People working with voter data in political campaigns tend to be “pale, male, and stale,” Wong added. “They don’t see the nuance in voter files.”
Deborah Nguyen has been cold-calling potential voters for several months as a volunteer for Cho’s group. She has found that speaking Vietnamese to people from her native country has helped her to communicate basic information about registering to vote and where and how to cast a ballot. “Language is an obstacle,” she said. “They don’t have any clue,” she added, referring to some of the 10 percent or so who actually take her calls. “They don’t even know there’s an election.” Nguyen also said Vietnamese-Americans also receive a lot of misinformation in their native language, including the claim that Democratic candidates are Communists.
Nguyen, who lives in suburban Roswell and is not related to Bee Nguyen, said she was “so proud” after hearing about increased Asian American turnout in Georgia. “I felt like I was part of something, like we were actually having an effect.”
Bee Nguyen said that the tight time frame before the January 5 election makes it imperative to focus on Asian American voters who already cast ballots for President-elect Joe Biden and other Democratic candidates—and not apply too many resources to convincing conservative voters, many of whom are older and under the influence of disinformation campaigns. “In this election, it’s about trying to mobilize voters already on our side,” she said. One obstacle she and other Vietnamese Americans trying to inform potential voters face is that “there’s no term for ‘run-off’” in Vietnamese, she said.
Sri Kulkarni, an Indian American who failed in his bid to represent Texas’s 22nd Congressional District, was also at Ashling’s event Sunday. Kulkarni, who if elected would have been the first Asian American in Congress from Texas, ran a campaign that included outreach in 27 languages. Although unsuccessful, he said Asian American turnout nearly doubled in his district, which covers the south-central Houston metro area.
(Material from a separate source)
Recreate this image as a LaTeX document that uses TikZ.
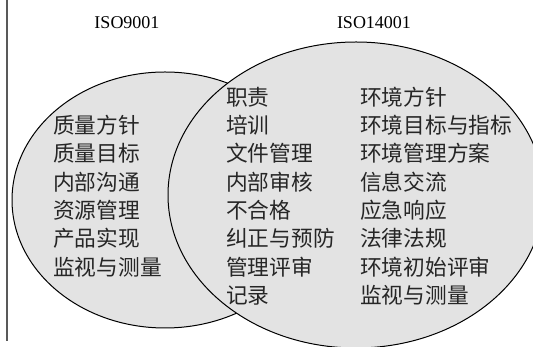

Similar increases were seen in Nevada, North Carolina, and in the battleground states Michigan and Pennsylvania.
Kulkarni is helping implement what he calls “relational organizing” in the coming weeks in Georgia, based on “trying to figure out networks [of voters], instead of treating everyone as unknown.” The goal, he said, is to get at least one person or organization with relations to Asian American voters in each of Georgia’s 2,655 precincts.
There are several hundred Asian American volunteers from other states helping in the effort, said Kulkarni.
Ashling said increased Asian American turnout nationwide and interest in Georgia’s special election are due in part to Andrew Yang’s candidacy. “He broke the bamboo ceiling,” she said.
At the close of his talk Sunday, Yang told the audience, “I know you’ve gotten the message that we are somehow less than American. We need to put that to rest.
“We can lead. We can contribute. And yes, we can vote.”